On a journey towards myself

Buddha among the many in Buddha Tooth Temple, Singapore

This has been a journey back to myself
I like what I see, feel and think
I like myself
I have needed some time to come to this conclusion. Again.
I really do enjoy silence inside of me
and it really is calm right now
like on a cold day in a white forest
where everything is frozen
and snowflakes quietly fall from the sky
in countless shapes and sizes.
I do what I plan so I need to be careful with what I wish
but I now have answers to the questions I missed to ask lately
I do not need to revenge on anyone
I need to forgive.
This time it is not me who’s the messenger,
it will be circumstances brought upon us by our thoughts and actions, our choices and decisions which we need to be aware of
either in the mind or heart of preferably both.
I just opened one door
and was invited inside
like in a fairy-tale where less is more.
Instead of running around like a madman and 
trying out doors in different shapes and sizes I just knocked on one. 

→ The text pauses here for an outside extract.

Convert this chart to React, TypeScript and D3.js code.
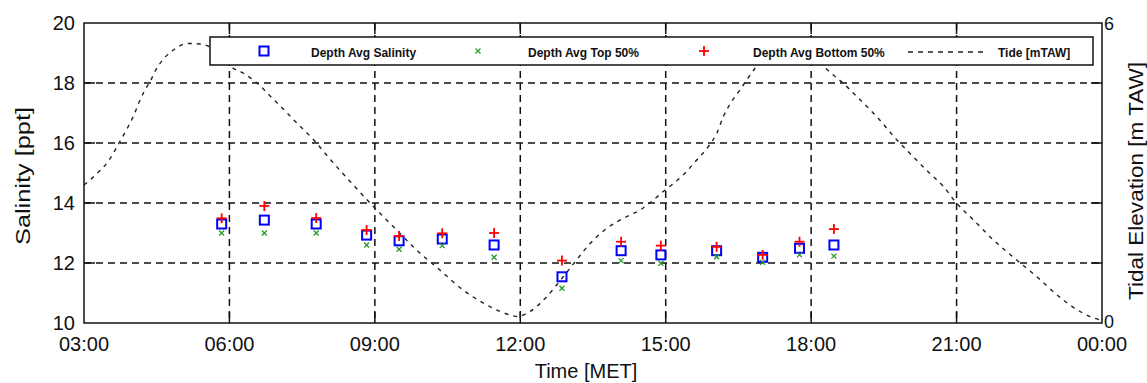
import React from "react";
import * as d3 from "d3";

// ---- data ----
const sampleTimes = [5.84, 6.72, 7.79, 8.83, 9.5, 10.39, 11.46, 12.86, 14.08, 14.9, 16.05, 17.0, 17.76, 18.47];
const depthAvgSalinity = [13.3, 13.43, 13.3, 12.93, 12.74, 12.8, 12.6, 11.54, 12.41, 12.27, 12.41, 12.19, 12.49, 12.6];
const depthAvgTop50 = [13.0, 13.0, 13.0, 12.6, 12.46, 12.58, 12.19, 11.16, 12.08, 11.99, 12.21, 12.02, 12.27, 12.23];
const depthAvgBottom50 = [13.49, 13.9, 13.5, 13.1, 12.9, 12.99, 13.0, 12.08, 12.71, 12.58, 12.54, 12.27, 12.71, 13.13];

const tideTimes = [
  3.0, 3.27, 3.52, 3.74, 3.89, 4.03, 4.13, 4.24, 4.38, 4.48, 4.65, 4.86, 5.13, 5.41, 5.58, 5.81,
  6.03, 6.3, 6.58, 6.85, 7.13, 7.4, 7.74, 8.09, 8.49, 8.97, 9.45, 9.86, 10.34, 10.82, 11.31, 11.79,
  11.93, 12.2, 12.55, 12.89, 13.16, 13.44, 13.78, 14.2, 14.47, 14.71, 14.95, 15.16, 15.43, 15.64,
  15.88, 16.05, 16.19, 16.36, 16.53, 16.67, 16.84, 17.15, 17.56, 17.98, 18.42, 18.7, 18.94, 19.35,
  19.77, 20.04, 20.45, 20.73, 20.97, 21.35, 21.76, 22.24, 22.65, 23.2, 23.75, 24.0,
];
const tideLevels = [
  2.76, 2.99, 3.26, 3.63, 3.89, 4.16, 4.4, 4.63, 4.86, 5.06, 5.29, 5.47, 5.59, 5.58, 5.53, 5.4,
  5.13, 4.99, 4.79, 4.53, 4.26, 3.99, 3.66, 3.26, 2.83, 2.33, 1.86, 1.46, 1.06, 0.66, 0.36, 0.16,
  0.13, 0.23, 0.53, 0.93, 1.26, 1.59, 1.89, 2.13, 2.26, 2.43, 2.63, 2.79, 3.03, 3.26,
  3.53, 3.79, 4.13, 4.43, 4.66, 4.86, 5.09, 5.4, 5.55, 5.35, 4.99, 4.76, 4.53, 4.13,
  3.66, 3.39, 2.99, 2.73, 2.43, 2.06, 1.66, 1.26, 0.93, 0.46, 0.13, 0.05,
];

const xTicks = [3, 6, 9, 12, 15, 18, 21, 24];
const xTickLabels = ["03:00", "06:00", "09:00", "12:00", "15:00", "18:00", "21:00", "00:00"];
const yTicks = [10, 12, 14, 16, 18, 20];
const y2Ticks = [0, 6];

const legendLabels = ["Depth Avg Salinity", "Depth Avg Top 50%", "Depth Avg Bottom 50%", "Tide [mTAW]"];

const FONT = "'Liberation Sans', Arial, Helvetica, sans-serif";

export default function App() {
  const W = 1147;
  const H = 383;
  const L = 84, R = 1102, T = 23, B = 323;

  const x = d3.scaleLinear().domain([3, 24]).range([L, R]);
  const y = d3.scaleLinear().domain([10, 20]).range([B, T]);
  const y2 = d3.scaleLinear().domain([0, 6]).range([B, T]);

  const tidePts = tideTimes.map((t, i) => [t, tideLevels[i]] as [number, number]);
  const tidePath = d3
    .line<[number, number]>()
    .x((d) => x(d[0]))
    .y((d) => y2(d[1]))
    .curve(d3.curveMonotoneX)(tidePts) as string;

  const gridStyle = { stroke: "#111", strokeWidth: 1.5, strokeDasharray: "7,5" };
  const tickLen = 11;

  return (
    <svg
      width={W}
      height={H}
      style={{ position: "absolute", left: 0, top: 0, background: "#fff" }}
      fontFamily={FONT}
    >
      <rect x={0} y={0} width={W} height={H} fill="#fff" />

      {/* grid */}
      {xTicks.slice(1, -1).map((t) => (
        <line key={"gx" + t} x1={x(t)} x2={x(t)} y1={T} y2={B} {...gridStyle} />
      ))}
      {yTicks.slice(1, -1).map((v) => (
        <line key={"gy" + v} x1={L} x2={R} y1={y(v)} y2={y(v)} {...gridStyle} />
      ))}

      {/* ticks */}
      {xTicks.slice(1, -1).map((t) => (
        <g key={"tx" + t} stroke="#111" strokeWidth={1.5}>
          <line x1={x(t)} x2={x(t)} y1={B} y2={B - tickLen} />
          <line x1={x(t)} x2={x(t)} y1={T} y2={T + tickLen} />
        </g>
      ))}
      {yTicks.slice(1, -1).map((v) => (
        <g key={"ty" + v} stroke="#111" strokeWidth={1.5}>
          <line x1={L} x2={L + tickLen} y1={y(v)} y2={y(v)} />
          <line x1={R} x2={R - tickLen} y1={y(v)} y2={y(v)} />
        </g>
      ))}

      {/* tide */}
      <path d={tidePath} fill="none" stroke="#222" strokeWidth={1.4} strokeDasharray="4,5" />

      {/* markers */}
      {sampleTimes.map((t, i) => (
        <rect
          key={"s" + i}
          x={x(t) - 4.5}
          y={y(depthAvgSalinity[i]) - 4.5}
          width={9}
          height={9}
          fill="none"
          stroke="#0000ff"
          strokeWidth={2}
        />
      ))}
      {sampleTimes.map((t, i) => {
        const cx = x(t), cy = y(depthAvgTop50[i]);
        return (
          <g key={"t" + i} stroke="#2a9a2a" strokeWidth={1.3}>
            <line x1={cx - 2.5} x2={cx + 2.5} y1={cy - 2.5} y2={cy + 2.5} />
            <line x1={cx - 2.5} x2={cx + 2.5} y1={cy + 2.5} y2={cy - 2.5} />
          </g>
        );
      })}
      {sampleTimes.map((t, i) => {
        const cx = x(t), cy = y(depthAvgBottom50[i]);
        return (
          <g key={"b" + i} stroke="#ff0000" strokeWidth={1.8}>
            <line x1={cx - 5} x2={cx + 5} y1={cy} y2={cy} />
            <line x1={cx} x2={cx} y1={cy - 5} y2={cy + 5} />
          </g>
        );
      })}

      {/* frame */}
      <rect x={L} y={T} width={R - L} height={B - T} fill="none" stroke="#111" strokeWidth={1.5} />

      {/* tick labels */}
      {yTicks.map((v) => (
        <text key={"ly" + v} x={75} y={y(v) + 7} textAnchor="end" fontSize={20} fill="#111">
          {v}
        </text>
      ))}
      {y2Ticks.map((v) => (
        <text key={"ly2" + v} x={1104} y={y2(v) + (v === 0 ? 5 : 7)} textAnchor="start" fontSize={18} fill="#111">
          {v}
        </text>
      ))}
      {xTicks.map((t, i) => (
        <text key={"lx" + t} x={x(t)} y={351} textAnchor="middle" fontSize={20} fill="#111">
          {xTickLabels[i]}
        </text>
      ))}

      {/* axis titles */}
      <text x={586} y={378} textAnchor="middle" fontSize={20} fill="#111">
        Time [MET]
      </text>
      <text
        transform="translate(30,176) rotate(-90)"
        textAnchor="middle"
        fontSize={21}
        fill="#111"
        textLength={138}
        lengthAdjust="spacingAndGlyphs"
      >
        Salinity [ppt]
      </text>
      <text
        transform="translate(1143,181) rotate(-90)"
        textAnchor="middle"
        fontSize={20}
        fill="#111"
        textLength={238}
        lengthAdjust="spacingAndGlyphs"
      >
        Tidal Elevation [m TAW]
      </text>

      {/* legend */}
      <g>
        <rect x={210} y={37} width={883} height={28} fill="#fff" stroke="#111" strokeWidth={1.5} />
        <rect x={264 - 4.5} y={51 - 4.5} width={9} height={9} fill="none" stroke="#0000ff" strokeWidth={2} />
        <g stroke="#2a9a2a" strokeWidth={1.3}>
          <line x1={478 - 2.5} x2={478 + 2.5} y1={51 - 2.5} y2={51 + 2.5} />
          <line x1={478 - 2.5} x2={478 + 2.5} y1={51 + 2.5} y2={51 - 2.5} />
        </g>
        <g stroke="#ff0000" strokeWidth={1.8}>
          <line x1={704 - 5} x2={704 + 5} y1={51} y2={51} />
          <line x1={704} x2={704} y1={46} y2={56} />
        </g>
        <line x1={908} x2={983} y1={52} y2={52} stroke="#222" strokeWidth={1.3} strokeDasharray="5,5" />
        {[311, 528, 753, 998].map((lx, i) => (
          <text key={"lg" + i} x={lx} y={57} fontSize={12} fontWeight="bold" fill="#111">
            {legendLabels[i]}
          </text>
        ))}
      </g>
    </svg>
  );
}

And then my heart told me to stop searching. 
Which my head has had difficulties to acknowledge. 
Like my self-value, my goodness and kindness,
like all the positive things that make me who I am.
I wanted to look past them and only see my troubles.
But realised soon that life without gratitude
is like stale water – 
yes, it clenches the thirst but does not taste good.
So I went to find the well inside of me containing spring water. 
And as soon as I forgave, as soon as I started to love and respect myself again, I embarked on a journey which took me after several ups and downs finally there. 
Pure water tastes so good, far better than any other liquid. 
The only thing is that one cannot stay by the well for long, 
like a traveler I need to keep going,
but I know that there are more wells to be found,
the universe inside of me is as vast and limitless as the one surrounding the Earth.
I just need to visit it more often. 
And treat myself with respect, gratitude and love. 
Only then I can treat others with the same qualities. 
I needed a reminder to dig deeper. 
I am so happy I did. 
I like what I see, feel and think. 
I like my inner universe. 
I know there’s the dark matter
but it is part of me, 
hiding together with my deepest fears. 
But once I cast some light onto those murky corners
I realised that the things hiding in the shadows
are scary but not too scary when I accept myself with my light and dark side,
with my matter and antimatter,
with my gravity and antigravity,
with my positive and negative electrons,
with all the cells and neurons and atoms which are part of me.
Sometimes feeling and knowing can be one and the same thing.
When this happens, I have an insight
into the mystery of life and the secret of living.